The Hochhaus an der Weberwiese – a New Architectural Style Is Born
The 50’s in Berlin were characterised by reconsturcting and offerd a lot of space for the creativity of architects shaping the new city. The GDR-Government knew what they wanted – a representative residential building should be constucted at the Weberwiese. But the party leadership was not happy with the designs originally submitted by a collective of architects whose most prominent member was Hermann Henselmann (he went on to draft early designs for the Television Tower at Alexanderplatz). Their drafts were for a modernist high-rise building, a style that the SED’s Soviet masters unequivocally condemned as smacking of bourgeois decadence. They gave the collective an ultimatum of eight days to revise their designs based on historic influences.

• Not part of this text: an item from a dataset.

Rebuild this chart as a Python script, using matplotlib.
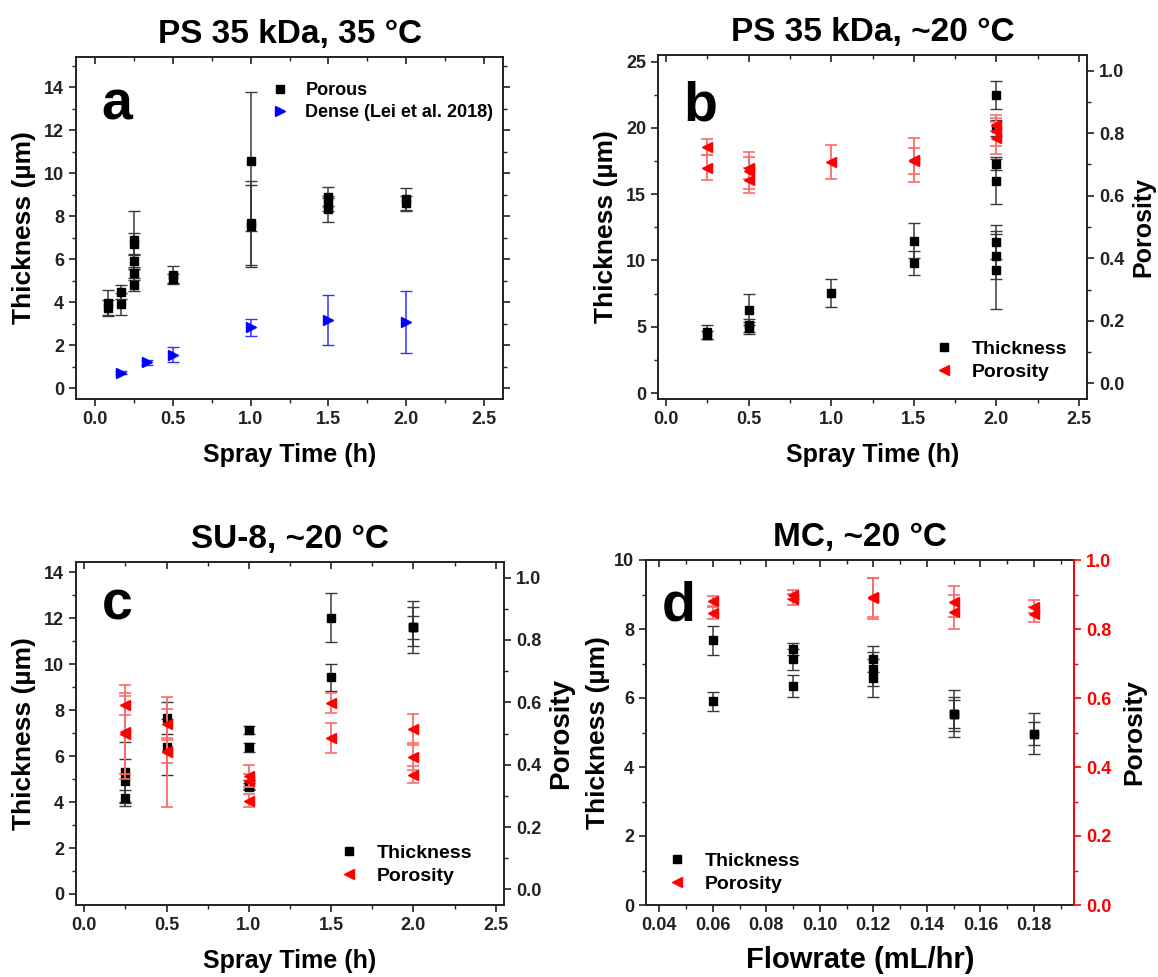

When Henselmann presented the revised designs, he highlighted the influence of the 19th century buildings designed by Karl Friedrich Schinkel. In actual fact, the new designs also referenced the high-rise buildings that started to crowd the Chicago and New York skylines in the 1920’s. Either way, the political leaders liked Henselmann’s rationale – after all, the new “Stalinist” classicism emerging in the Soviet Union had similarly taken its cues from the neoclassical architecture of the early 20th century. The decision was made – the “Hochhaus an der Weberwiese” is to be designed in a classicist style.
Built in Record Time
Battalions of builders get to work. After only 141 days and nights, the building’s exterior was finished in January 1952. At the topping-off ceremony on 19 January 1952, Erich Honecker, the then-chairman of the Free German Youth (FDJ), lays the final brick. On 1 May 1952, 33 working-class families move into their new homes – two-bedroom apartments with a living space of 96m2 each – in the 35m tall nine-storey building.
This was the birth of the gingerbread style in architecture. The flagship building at Weberwiese set new aesthetic standards for the reconstruction of Stalinallee, which was later renamed Karl-Marx-Allee and many other projects around the world.